Bug 1877279

Summary: dwh status is overwritten by engine-setup
Product: [oVirt] ovirt-engine Reporter: Yedidyah Bar David <didi>
Component: Setup.EngineAssignee: Yedidyah Bar David <didi>
Status: CLOSED CURRENTRELEASE QA Contact: Pavel Novotny <pnovotny>
Severity: medium Docs Contact:
Priority: medium    
Version: 4.4.1CC: bugs, lleistne
Target Milestone: ovirt-4.4.3Flags: pm-rhel: ovirt-4.4+
pm-rhel: planning_ack+
sbonazzo: devel_ack+
lleistne: testing_ack+
Target Release: 4.4.3.3   
Hardware: Unspecified   
OS: Unspecified   
Whiteboard:
Fixed In Version: ovirt-engine-4.4.3.3 Doc Type: No Doc Update
Doc Text:
Story Points: ---
Clone Of: Environment:
Last Closed: 2020-11-02 11:34:10 UTC Type: Bug
Regression: --- Mount Type: ---
Documentation: --- CRM:
Verified Versions: Category: ---
oVirt Team: Integration RHEL 7.3 requirements from Atomic Host:
Cloudforms Team: --- Target Upstream Version:
Embargoed:

Description Yedidyah Bar David 2020-09-09 09:41:29 UTC
Description of problem:

The following flow does not work as expected (see also: bug 1118350, bug 1024028, a few others):

1. Setup engine+dwh on machine A
2. Setup dwh on machine B. It prompts you to disconnect dwh on A.
3. Stop and disable dwh on A
4. Reply Yes to setup on machine B and continue.
5. Run engine-setup on machine A. It prompts you to disconnect dwh on B.
6. Reply "Yes", but do not stop/disable dwh on B.

Setup continues, but does not stop dwhd on B.
The code to do this was added for bug 1024028.

If you try the opposite - e.g., skip step 3 - it does fail as expected. So it seems to only happen on the engine machine.

I think that the bug exists since 4.0.0: https://gerrit.ovirt.org/50774 .

BTW - the patch for bug 1024028 "works" only on the engine machine - it does not try to stop dwh on a separate machine if engine-setup is not running on the engine machine. In principle, it should be easy to fix this. In practice, I wonder if it's better to completely revert bug 1024028, because we can't _disable_ the remote dwh, only stop it - so a next reboot will start it again.

Comment 1 Yedidyah Bar David 2020-09-13 07:38:34 UTC
Setting doc text -, mainly because in my testing, I still managed to make two dwhd's (on two machines) run against a single engine. Still not certain about the exact flow.

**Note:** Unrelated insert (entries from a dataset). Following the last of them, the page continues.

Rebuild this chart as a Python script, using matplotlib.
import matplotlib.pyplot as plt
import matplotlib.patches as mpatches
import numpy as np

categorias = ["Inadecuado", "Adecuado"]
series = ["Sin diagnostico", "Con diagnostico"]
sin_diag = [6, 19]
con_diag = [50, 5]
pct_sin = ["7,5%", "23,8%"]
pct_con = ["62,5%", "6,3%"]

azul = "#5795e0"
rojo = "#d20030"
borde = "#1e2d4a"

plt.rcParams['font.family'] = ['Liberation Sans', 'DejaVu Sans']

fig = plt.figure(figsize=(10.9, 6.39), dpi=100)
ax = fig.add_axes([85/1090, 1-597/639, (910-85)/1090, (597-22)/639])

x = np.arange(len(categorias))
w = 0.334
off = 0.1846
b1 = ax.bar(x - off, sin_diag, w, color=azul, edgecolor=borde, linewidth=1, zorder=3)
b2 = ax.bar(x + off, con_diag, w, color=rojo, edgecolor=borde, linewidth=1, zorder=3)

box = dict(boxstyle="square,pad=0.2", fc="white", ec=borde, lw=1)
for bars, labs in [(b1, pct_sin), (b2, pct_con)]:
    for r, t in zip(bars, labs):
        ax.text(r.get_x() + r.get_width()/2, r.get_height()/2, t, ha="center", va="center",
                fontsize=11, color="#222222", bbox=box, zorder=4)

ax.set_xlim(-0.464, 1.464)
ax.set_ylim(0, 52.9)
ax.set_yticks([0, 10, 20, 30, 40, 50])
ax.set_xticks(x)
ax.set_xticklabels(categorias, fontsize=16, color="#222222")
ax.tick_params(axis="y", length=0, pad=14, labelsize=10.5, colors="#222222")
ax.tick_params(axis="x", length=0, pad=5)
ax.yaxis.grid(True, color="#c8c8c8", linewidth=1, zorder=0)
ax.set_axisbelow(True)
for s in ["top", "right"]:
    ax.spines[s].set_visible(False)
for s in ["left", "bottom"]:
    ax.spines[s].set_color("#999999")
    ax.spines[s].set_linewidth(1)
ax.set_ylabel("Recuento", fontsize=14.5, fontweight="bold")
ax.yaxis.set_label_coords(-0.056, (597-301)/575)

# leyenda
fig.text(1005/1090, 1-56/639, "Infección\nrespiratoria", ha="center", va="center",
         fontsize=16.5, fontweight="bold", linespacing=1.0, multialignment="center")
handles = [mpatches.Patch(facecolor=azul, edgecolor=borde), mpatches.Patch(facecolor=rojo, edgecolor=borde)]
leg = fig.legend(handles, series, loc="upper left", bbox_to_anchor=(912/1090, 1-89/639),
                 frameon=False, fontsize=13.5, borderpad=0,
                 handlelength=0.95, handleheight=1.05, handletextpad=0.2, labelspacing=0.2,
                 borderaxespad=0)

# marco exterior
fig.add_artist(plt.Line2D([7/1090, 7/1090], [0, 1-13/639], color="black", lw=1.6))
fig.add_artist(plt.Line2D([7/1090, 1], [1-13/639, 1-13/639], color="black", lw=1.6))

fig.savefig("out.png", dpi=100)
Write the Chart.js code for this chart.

For now, if engine-setup prompts you to disconnect another dwh, if you want to continue (by replying 'Yes'), you should manually find this dwh instance, stop and disable it. Do not rely on engine-setup (or dwh) to prevent such a race.

Comment 2 Lucie Leistnerova 2020-09-30 09:55:31 UTC
What should be verified here please? That engine-setup stops/disables dwh service on separate machine when prompted?

Comment 3 Yedidyah Bar David 2020-10-11 06:14:46 UTC
(In reply to Lucie Leistnerova from comment #2)
> What should be verified here please? That engine-setup stops/disables dwh
> service on separate machine when prompted?

TL;DR: Either stops, or at least refuses to continue.

1. The specific flow to test, for verifying the linked fix, is exactly as
in comment 0.

2. It can't disable it (on the other machine). It also can't stop it, but
it _can_ ask the remote dwh to stop itself, and in certain conditions it
also does - but not on others. See also [1][2] if interested. I decided
to not include them in the scope of current bug, not even sure yet we want
them at all. So stopping/disabling is not strictly in scope.

3. What _is_ in scope is to make sure we do not allow two DWH instances to
run in parallel against a single engine database. Either that when setting
the "other", the "existing" one stops, or that the "other" refuses to continue
and fails (where the machines for "existing" and "other" can change roles
as many times as you wish, during testing, and you are also welcome to think
about other flows - involving more than two machines, whatever).

4. In my own testing, I did manage to cause this, filed bug 1878742, and
we decided to not fix it, being a rather unlikely flow.

[1] https://gerrit.ovirt.org/111200
[2] https://gerrit.ovirt.org/111201

Comment 6 Sandro Bonazzola 2020-11-11 06:45:31 UTC
This bugzilla is included in oVirt 4.4.3 release, published on November 10th 2020.

Since the problem described in this bug report should be resolved in oVirt 4.4.3 release, it has been closed with a resolution of CURRENT RELEASE.

If the solution does not work for you, please open a new bug report.